我环视周遭,发现了我的自行车,已修好,但被锁在了后面药店靠墙的栏杆上,无法打开。
我问了一个摆夜市卖水果的女士,她说老师傅回家去了,也不知道他的电话。但她告诉我,他是附近村子人,和卖杂酱的人同村。
卖杂酱的妇女就在七八米远处,我走了过去。
“师傅,你好,你有修车师傅的电话吗?”
“有,给你查一下。”妇女答,她有五十多岁,方脸形。又说,“修车的人刚走,等你,你不来,就回去了。他家在西南方向,先向西走,再向南走,有五六里路。”
“他姓啥?”我问。
“姓赵。”
我想,打电话时称呼人的姓,对方会更开心些。
谢过杂酱妇女,我打通了赵师傅的电话:
“赵师,你好!你把我的自行车锁在栏杆上咧,咋打开吗?我家在东城,我咋回去吗?”
“我刚到家。等你,你不来,我就回了。”赵师傅说,“你坐车回吧!”
“这会儿天快黑了,恐怕公交车都停了。”
这是小城市,不是大城市,公交车也许停得早。我不常坐公交车,对它不甚关心。
“好好好,你就在那儿,我马上过来。”
这下我放心咧,低头玩手机,浏览网页,看新闻,欣赏文字作品。
我的这辆自行车小巧玲珑,主色调是粉色的,没有横梁,连接前后构件就是一枚弯曲的钢管。它的规格既不是28的,也不是26的,而是24的。要谈及年代感,它也有点历史。它是我女儿为自己选购的,购于她上初中之时。女儿读初中三年,高中三年,大学四年,工作5年,这辆自行车至今已15岁啦。女儿上大学后,离家去了西安,这辆自行车完全归了我。而我的那辆自行车呢,同事给骑丟了,那是一辆永久牌26轻便自行车,我可喜欢啦。
如今,这辆粉色的自行车陪伴我上下班。骑久了,日久生情,我还不舍得丟弃它。小小让我处理掉它,我一直没答应。看见它,我就会想起在省城工作的女儿。骑上它,我就会感谢它多年的陪伴。它有点小问题,我就让修车师傅修修。
它已经很旧了,丟都丟不掉。
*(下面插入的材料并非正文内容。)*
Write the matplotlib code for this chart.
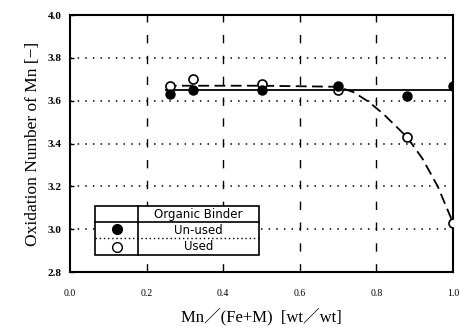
import numpy as np
import matplotlib
matplotlib.use("Agg")
import matplotlib.pyplot as plt

# measured points
mn_frac = [0.26, 0.32, 0.50, 0.70, 0.88, 1.00]
unused = [3.63, 3.65, 3.65, 3.67, 3.62, 3.67]
used = [3.67, 3.70, 3.68, 3.65, 3.43, 3.03]

# hand drawn trend lines
solid_x = [0.25, 1.00]
solid_y = [3.65, 3.65]
dash_x = [0.25, 0.50, 0.70, 0.74, 0.78, 0.82, 0.88, 0.92, 0.96, 1.00]
dash_y = [3.67, 3.67, 3.665, 3.64, 3.595, 3.535, 3.43, 3.33, 3.20, 3.03]

xticks = [0.0, 0.2, 0.4, 0.6, 0.8, 1.0]
yticks = [2.8, 3.0, 3.2, 3.4, 3.6, 3.8, 4.0]

serif = ['Liberation Serif', 'DejaVu Serif']

fig = plt.figure(figsize=(4.59, 3.27), dpi=100)
ax = fig.add_axes([0.1525, 0.168, 0.8345, 0.786])
ax.set_xlim(0, 1)
ax.set_ylim(2.8, 4.0)

# grid: dashed verticals, dotted horizontals
for gx in xticks[1:-1]:
    ax.axvline(gx, color='k', lw=1.0, ls=(0, (6, 9)), zorder=1)
for gy in yticks[1:-1]:
    ax.axhline(gy, color='k', lw=1.1, ls=(0, (1, 4)), zorder=1)

ax.plot(solid_x, solid_y, color='k', lw=1.3, zorder=2)
ax.plot(dash_x, dash_y, color='k', lw=1.3, ls=(0, (6, 3)), zorder=2)

ax.plot(mn_frac, used, 'o', ms=6.5, mfc='white', mec='k', mew=1.2, zorder=3)
ax.plot(mn_frac, unused, 'o', ms=6.5, mfc='k', mec='k', zorder=4)

ax.set_xticks(xticks)
ax.set_yticks(yticks)
ax.set_xticklabels(['0.0', '0.2', '0.4', '0.6', '0.8', '1.0'],
                   family=serif, fontsize=7)
ax.set_yticklabels(['2.8', '3.0', '3.2', '3.4', '3.6', '3.8', '4.0'],
                   family=serif, fontsize=8, fontweight='bold')
ax.tick_params(axis='x', direction='in', length=0, pad=12)
ax.tick_params(axis='y', direction='in', length=3, width=1, pad=6)
for s in ax.spines.values():
    s.set_linewidth(1.5)

ax.set_ylabel('Oxidation Number of Mn [−]', family=serif, fontsize=12.5, labelpad=5)
ax.set_xlabel('Mn／(Fe+M)  [wt／wt]', family=['Liberation Serif', 'Noto Sans CJK JP'],
              fontsize=12, labelpad=7)

# legend drawn as a small table
x0, x1, x2 = 0.065, 0.178, 0.493
y0, y1, y2, y3 = 2.879, 2.959, 3.033, 3.108
ax.add_patch(plt.Rectangle((x0, y0), x2 - x0, y3 - y0, fc='white', ec='k',
                           lw=1.2, zorder=5))
ax.plot([x1, x1], [y0, y3], color='k', lw=1.2, zorder=6)
ax.plot([x0, x2], [y2, y2], color='k', lw=1.2, zorder=6)
ax.plot([x0, x2], [y1, y1], color='k', lw=1.0, ls=(0, (1, 2)), zorder=6)
xm = (x0 + x1) / 2
xt = (x1 + x2) / 2
ax.plot([xm], [(y1 + y2) / 2 + 0.005], 'o', ms=7, mfc='k', mec='k', zorder=7)
ax.plot([xm], [(y0 + y1) / 2], 'o', ms=7, mfc='white', mec='k', mew=1.0, zorder=7)
ax.text(xt, (y2 + y3) / 2, 'Organic Binder', ha='center', va='center',
        fontsize=8.5, zorder=7)
ax.text(xt, (y1 + y2) / 2, 'Un-used', ha='center', va='center',
        fontsize=8.5, zorder=7)
ax.text(xt, (y0 + y1) / 2, 'Used', ha='center', va='center',
        fontsize=8.5, zorder=7)

fig.savefig('out.png', dpi=100)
我有三次把它忘到了外边,一次在航空广场,两次在酒店。骑行去,空人归。第二天想起它,去找它,它还在那儿,安然无事。既然没人喜欢它,它就是我的,我喜欢它。
“老林。”我正在沉迷手机,突然一个男人的响亮的声音喊我。不是别人,就是他。
“嗳——,赵师,你来咧,让你辛苦跑一趟。”我吃一惊,抬起头,反问道,“你咋知道我姓林?”
“我还知道你叫林兵。”
“你咋知道的?”
“我咋能不知道?”
我很惊讶,也很欣喜,还有人知道我。奇怪,奇怪,我们并没有什么来往,也没有打过什么交道,几乎没有什么交集。
“多钱?”我问。
“45元。”
“赵师,你也没白来,今天就收了款。”
通过微信付过款后,我推上自行车准备下路沿,一抬头,再瞧,赵师傅已悄无声息地遁去,无影无踪。
骑上粉色单车,沐浴在初春的夜色中,华灯初上,人间美好,我心情愉悦。我轻快地骑行,一路微笑,奔向幸福的家园。